## Required task
Go through the lines below and copy each one that holds the string "Convert".

## Data excerpts
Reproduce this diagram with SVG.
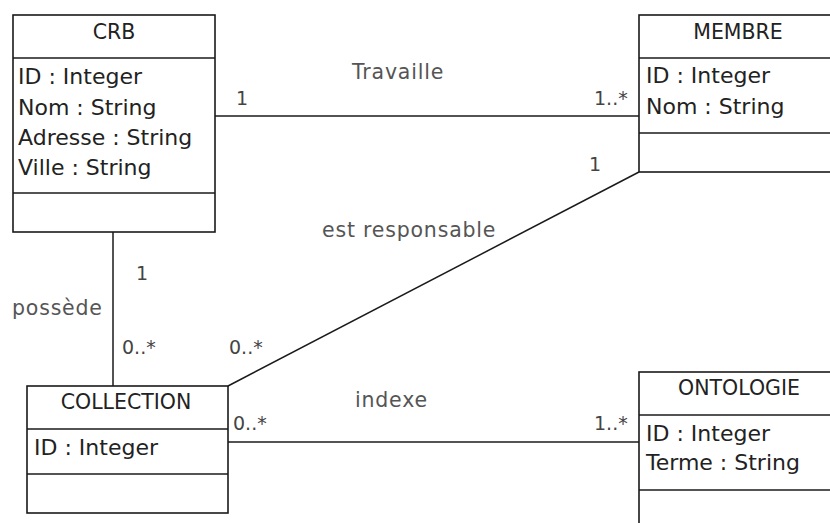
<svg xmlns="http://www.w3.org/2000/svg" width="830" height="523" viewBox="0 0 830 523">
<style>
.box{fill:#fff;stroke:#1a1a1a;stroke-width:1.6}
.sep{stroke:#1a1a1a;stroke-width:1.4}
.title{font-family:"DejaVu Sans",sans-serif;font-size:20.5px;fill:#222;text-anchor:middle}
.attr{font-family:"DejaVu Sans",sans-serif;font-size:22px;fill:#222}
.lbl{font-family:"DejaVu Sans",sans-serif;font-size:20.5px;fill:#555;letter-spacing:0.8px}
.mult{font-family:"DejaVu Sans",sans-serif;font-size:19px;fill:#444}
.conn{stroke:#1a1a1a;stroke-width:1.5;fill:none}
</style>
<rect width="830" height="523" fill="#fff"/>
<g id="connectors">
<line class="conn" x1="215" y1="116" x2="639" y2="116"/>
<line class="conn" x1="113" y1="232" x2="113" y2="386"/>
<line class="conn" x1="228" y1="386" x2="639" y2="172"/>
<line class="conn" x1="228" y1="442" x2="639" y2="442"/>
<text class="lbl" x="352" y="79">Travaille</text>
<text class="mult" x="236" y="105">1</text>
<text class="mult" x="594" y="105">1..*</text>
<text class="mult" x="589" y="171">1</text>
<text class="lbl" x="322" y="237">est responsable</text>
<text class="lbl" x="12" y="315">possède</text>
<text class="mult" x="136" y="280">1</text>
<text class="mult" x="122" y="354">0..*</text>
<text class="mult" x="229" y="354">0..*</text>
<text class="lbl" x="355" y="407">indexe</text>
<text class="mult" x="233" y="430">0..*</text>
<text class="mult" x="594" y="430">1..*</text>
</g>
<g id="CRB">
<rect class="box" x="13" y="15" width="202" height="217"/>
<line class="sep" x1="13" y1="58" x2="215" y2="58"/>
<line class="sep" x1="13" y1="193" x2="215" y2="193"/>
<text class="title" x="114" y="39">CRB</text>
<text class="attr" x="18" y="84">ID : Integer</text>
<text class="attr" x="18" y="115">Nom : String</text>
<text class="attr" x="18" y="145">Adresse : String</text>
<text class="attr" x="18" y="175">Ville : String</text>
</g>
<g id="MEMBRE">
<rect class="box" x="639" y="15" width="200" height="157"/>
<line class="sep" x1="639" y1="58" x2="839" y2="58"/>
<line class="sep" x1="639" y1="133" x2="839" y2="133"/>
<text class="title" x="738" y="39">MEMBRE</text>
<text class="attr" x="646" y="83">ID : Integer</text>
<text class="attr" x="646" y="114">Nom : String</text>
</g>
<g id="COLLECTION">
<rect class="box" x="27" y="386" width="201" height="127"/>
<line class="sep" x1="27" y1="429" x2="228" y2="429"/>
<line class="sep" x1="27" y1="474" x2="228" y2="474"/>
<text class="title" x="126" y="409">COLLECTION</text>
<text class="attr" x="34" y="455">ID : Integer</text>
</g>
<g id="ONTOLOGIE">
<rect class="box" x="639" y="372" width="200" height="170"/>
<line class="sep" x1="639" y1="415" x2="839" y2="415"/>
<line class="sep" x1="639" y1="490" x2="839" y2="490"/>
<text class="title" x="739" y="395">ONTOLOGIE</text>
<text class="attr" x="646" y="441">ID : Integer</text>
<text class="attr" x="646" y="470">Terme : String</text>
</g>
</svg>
==
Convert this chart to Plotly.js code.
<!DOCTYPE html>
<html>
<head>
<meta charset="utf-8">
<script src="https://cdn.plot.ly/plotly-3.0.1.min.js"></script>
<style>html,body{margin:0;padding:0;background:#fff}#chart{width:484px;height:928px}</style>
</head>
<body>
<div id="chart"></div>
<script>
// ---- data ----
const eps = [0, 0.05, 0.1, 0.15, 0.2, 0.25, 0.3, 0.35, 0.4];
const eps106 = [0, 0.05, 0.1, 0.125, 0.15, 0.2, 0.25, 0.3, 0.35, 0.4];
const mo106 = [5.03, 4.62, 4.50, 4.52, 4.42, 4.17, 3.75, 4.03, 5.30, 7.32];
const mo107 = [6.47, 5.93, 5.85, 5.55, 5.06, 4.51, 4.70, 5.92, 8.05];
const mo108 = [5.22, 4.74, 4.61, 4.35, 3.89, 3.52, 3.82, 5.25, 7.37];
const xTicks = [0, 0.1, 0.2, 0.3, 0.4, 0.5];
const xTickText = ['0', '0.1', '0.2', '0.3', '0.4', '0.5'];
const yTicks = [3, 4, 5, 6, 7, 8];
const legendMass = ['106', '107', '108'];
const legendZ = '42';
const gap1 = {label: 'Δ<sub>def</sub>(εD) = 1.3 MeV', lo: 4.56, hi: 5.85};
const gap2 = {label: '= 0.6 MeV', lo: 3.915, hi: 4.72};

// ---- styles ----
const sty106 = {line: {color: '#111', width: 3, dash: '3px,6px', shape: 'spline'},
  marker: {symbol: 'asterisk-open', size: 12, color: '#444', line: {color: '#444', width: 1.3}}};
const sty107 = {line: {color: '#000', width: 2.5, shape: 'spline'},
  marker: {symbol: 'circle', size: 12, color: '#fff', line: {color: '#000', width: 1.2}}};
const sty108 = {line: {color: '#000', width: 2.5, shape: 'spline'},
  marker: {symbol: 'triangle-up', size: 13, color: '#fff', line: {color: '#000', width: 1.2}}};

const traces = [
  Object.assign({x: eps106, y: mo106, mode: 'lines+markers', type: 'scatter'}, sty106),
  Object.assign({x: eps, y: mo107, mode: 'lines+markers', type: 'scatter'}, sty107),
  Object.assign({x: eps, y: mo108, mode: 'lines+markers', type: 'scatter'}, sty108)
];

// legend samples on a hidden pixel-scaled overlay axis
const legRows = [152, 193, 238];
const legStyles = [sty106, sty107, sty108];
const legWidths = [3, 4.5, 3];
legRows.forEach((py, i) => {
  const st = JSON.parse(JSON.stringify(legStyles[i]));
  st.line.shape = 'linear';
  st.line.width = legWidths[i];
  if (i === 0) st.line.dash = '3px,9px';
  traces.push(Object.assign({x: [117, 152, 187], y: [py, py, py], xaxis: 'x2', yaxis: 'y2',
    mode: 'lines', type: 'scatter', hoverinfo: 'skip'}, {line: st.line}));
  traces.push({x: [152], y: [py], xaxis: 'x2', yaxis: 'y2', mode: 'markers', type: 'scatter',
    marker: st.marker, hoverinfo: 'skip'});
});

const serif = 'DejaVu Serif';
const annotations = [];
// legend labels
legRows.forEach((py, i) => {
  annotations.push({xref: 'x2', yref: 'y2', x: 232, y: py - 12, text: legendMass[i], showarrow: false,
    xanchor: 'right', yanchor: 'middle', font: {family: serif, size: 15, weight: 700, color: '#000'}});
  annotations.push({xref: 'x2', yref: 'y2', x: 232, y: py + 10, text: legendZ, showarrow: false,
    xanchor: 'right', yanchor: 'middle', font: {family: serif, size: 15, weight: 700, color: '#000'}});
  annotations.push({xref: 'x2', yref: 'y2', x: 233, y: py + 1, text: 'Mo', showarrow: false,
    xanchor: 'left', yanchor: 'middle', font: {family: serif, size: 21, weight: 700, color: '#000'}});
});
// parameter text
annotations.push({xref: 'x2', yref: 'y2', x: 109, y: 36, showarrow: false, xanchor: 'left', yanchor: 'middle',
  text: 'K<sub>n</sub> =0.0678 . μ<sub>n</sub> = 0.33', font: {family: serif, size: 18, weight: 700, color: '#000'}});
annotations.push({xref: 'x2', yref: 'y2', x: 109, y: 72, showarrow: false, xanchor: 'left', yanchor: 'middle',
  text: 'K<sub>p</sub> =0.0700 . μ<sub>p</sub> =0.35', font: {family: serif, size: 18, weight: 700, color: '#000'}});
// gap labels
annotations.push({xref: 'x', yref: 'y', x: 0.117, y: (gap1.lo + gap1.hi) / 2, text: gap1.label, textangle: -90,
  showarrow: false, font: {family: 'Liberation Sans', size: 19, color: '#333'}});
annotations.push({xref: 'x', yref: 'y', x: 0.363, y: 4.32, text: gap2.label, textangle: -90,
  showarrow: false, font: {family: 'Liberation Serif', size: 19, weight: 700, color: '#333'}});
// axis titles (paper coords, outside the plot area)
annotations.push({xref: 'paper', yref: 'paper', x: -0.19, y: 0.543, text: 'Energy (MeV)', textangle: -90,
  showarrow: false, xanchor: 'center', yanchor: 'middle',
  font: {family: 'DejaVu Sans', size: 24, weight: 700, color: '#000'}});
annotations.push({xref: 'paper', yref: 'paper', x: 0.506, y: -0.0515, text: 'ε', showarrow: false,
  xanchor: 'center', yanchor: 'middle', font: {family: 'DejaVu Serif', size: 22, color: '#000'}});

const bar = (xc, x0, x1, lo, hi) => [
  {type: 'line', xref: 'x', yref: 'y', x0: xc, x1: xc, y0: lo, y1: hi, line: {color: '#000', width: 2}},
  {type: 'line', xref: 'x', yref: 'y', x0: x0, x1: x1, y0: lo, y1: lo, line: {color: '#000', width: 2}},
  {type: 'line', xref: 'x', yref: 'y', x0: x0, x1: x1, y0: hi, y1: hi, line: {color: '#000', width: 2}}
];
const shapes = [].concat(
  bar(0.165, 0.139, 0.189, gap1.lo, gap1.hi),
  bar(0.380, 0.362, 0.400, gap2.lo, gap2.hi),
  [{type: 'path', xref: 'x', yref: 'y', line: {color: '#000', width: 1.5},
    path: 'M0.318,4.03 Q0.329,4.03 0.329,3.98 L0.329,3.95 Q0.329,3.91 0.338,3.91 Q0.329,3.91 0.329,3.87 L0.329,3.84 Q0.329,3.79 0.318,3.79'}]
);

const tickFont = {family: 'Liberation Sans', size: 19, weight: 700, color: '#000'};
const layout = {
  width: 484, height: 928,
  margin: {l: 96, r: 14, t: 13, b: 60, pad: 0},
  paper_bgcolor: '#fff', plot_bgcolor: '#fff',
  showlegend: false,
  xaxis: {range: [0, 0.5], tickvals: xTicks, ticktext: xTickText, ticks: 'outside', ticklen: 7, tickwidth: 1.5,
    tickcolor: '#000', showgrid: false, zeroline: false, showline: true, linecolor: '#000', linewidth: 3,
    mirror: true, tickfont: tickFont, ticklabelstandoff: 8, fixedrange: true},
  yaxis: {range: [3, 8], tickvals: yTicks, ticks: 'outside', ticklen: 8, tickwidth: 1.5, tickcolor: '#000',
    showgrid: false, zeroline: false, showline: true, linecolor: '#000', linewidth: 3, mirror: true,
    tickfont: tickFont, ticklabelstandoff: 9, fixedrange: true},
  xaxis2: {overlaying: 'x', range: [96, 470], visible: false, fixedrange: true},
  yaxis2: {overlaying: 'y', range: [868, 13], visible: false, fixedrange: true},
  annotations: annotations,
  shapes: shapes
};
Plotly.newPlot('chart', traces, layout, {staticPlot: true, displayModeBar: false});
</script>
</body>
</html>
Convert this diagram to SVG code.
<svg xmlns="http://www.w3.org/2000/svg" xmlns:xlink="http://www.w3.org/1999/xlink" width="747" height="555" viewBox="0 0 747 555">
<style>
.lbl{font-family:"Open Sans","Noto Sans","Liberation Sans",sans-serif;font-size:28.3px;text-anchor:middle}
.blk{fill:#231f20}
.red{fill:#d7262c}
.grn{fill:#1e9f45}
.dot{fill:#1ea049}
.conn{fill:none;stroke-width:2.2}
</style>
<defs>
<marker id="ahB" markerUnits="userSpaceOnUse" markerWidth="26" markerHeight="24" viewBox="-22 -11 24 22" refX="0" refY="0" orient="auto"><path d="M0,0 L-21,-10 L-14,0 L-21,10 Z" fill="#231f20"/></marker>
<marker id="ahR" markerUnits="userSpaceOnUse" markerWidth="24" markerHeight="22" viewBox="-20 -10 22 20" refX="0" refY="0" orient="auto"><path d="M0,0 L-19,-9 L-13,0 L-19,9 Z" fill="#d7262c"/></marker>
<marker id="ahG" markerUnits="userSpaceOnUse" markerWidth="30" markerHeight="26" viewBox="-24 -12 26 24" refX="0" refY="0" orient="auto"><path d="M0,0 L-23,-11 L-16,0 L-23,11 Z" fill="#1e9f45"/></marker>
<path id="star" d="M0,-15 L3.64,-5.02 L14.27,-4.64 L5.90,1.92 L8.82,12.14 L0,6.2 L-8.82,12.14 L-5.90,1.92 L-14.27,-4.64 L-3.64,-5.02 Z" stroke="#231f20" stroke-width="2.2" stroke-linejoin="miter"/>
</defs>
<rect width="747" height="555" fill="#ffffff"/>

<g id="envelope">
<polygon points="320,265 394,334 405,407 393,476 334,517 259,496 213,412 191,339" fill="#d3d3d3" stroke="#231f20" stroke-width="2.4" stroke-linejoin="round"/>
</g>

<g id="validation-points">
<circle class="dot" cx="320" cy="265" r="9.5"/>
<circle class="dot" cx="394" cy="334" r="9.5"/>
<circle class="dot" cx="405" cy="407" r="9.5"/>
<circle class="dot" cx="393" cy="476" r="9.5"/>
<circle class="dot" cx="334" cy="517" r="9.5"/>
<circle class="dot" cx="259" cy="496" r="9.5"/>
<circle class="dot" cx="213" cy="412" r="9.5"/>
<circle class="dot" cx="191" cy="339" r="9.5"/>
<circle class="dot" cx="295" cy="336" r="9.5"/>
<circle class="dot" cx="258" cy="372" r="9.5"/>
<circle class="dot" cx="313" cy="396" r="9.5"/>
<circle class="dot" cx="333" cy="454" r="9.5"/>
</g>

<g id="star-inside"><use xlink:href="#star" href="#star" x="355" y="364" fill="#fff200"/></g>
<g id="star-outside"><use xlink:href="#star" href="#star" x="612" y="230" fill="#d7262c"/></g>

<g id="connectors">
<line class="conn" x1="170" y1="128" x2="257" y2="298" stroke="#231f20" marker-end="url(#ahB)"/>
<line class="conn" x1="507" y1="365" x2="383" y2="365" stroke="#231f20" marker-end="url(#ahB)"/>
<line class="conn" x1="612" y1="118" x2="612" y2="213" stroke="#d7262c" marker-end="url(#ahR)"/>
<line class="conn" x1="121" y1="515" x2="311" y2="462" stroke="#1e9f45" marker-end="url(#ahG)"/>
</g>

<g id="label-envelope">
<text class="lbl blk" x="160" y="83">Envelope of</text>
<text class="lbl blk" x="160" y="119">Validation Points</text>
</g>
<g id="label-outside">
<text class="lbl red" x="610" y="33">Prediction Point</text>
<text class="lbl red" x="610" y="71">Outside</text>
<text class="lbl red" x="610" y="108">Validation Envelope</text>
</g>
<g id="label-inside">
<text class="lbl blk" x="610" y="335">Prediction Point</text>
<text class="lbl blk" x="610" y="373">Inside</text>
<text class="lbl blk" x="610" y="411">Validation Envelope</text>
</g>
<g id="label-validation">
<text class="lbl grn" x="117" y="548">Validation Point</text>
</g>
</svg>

## Task output
Convert this chart to Plotly.js code.
Convert this diagram to SVG code.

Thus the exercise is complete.